Outlier detection can be determined by one of two strategies that are common in data analysis:

  • Deviation from population mean
Highlight resources with values significantly above the average value of other resources. This strategy tends to highlight only those resources with the most extreme values, and generally provides meaningful results only when you have a large number of resources (15 or more).
  • Deviation from the population median
Highlight resources with values significantly above the median value of other resources. If there are relatively small differences in value among the majority of resources, this strategy tends to highlight any host which is not part of this majority.

For example, if resources are grouped by the service that they are running, and colored by cpu.utilization, and outlier detection is enabled, then resources that are using significantly more CPU than their peers will be highlighted in red. You can then investigate those specific resources to determine why they are behaving differently.

While both outlier strategies will highlight resources that are behaving differently from others, if the population has two groups of outliers (e.g. most resources are running at 20% CPU utilization but there are 3 running at 60% and 1 more running at 80%), deviation from mean will find the greatest outlier (resources running at 80%), while the deviation from median will typically be able to identify both groups.
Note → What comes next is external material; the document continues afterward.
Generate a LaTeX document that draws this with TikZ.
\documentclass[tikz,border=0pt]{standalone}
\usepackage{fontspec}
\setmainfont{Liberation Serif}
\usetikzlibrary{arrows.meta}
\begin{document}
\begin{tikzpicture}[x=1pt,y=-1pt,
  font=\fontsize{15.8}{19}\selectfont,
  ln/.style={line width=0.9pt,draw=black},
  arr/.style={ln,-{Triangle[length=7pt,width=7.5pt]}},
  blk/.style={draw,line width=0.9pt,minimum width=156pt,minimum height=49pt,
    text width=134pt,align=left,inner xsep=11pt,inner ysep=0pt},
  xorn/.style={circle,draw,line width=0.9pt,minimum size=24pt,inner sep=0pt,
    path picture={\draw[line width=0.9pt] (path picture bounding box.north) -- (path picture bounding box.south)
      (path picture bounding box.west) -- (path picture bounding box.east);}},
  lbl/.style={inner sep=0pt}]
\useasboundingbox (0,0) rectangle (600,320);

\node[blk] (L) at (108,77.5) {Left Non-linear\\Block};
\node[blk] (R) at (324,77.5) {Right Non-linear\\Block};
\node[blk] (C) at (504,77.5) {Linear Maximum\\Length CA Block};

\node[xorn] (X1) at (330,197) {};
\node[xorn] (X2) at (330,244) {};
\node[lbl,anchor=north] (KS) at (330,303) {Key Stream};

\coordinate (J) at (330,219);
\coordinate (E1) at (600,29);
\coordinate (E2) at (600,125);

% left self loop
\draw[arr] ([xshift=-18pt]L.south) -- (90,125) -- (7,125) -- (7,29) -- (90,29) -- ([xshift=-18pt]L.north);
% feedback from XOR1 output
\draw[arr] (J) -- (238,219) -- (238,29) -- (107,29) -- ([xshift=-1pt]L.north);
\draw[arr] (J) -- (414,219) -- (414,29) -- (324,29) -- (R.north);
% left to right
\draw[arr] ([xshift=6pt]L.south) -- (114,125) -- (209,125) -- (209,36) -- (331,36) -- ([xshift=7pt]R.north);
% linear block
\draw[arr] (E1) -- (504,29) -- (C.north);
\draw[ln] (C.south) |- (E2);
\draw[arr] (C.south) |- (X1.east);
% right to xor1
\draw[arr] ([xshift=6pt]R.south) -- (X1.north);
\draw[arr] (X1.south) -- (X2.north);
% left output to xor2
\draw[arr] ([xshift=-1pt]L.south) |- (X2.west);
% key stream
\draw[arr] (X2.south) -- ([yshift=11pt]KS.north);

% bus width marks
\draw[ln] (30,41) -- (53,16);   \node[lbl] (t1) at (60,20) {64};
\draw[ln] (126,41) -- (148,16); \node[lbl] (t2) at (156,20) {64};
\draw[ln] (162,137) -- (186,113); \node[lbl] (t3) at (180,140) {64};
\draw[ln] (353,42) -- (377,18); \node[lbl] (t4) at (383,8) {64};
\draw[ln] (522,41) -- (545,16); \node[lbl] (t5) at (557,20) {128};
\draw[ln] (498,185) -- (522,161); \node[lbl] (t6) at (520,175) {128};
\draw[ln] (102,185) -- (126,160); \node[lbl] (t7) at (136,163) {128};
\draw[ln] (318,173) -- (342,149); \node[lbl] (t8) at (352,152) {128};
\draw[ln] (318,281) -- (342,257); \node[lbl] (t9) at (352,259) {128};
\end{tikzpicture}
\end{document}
It is easy to switch from one strategy to the other, so you can always use a strategy that works best for your specific environment.

This feature also provides a population selector which allows you to restrict the comparison population to only those resources that have similar characteristics (as defined by the Group By dimension). For example, it may not make sense to compare a server against others that are running different software. It would be more relevant to determine outliers among servers providing the same service. Group resources by the service that they are running and then choose that as your population basis. This will ensure that resources are compared only with their peers to determine if they are behaving abnormally.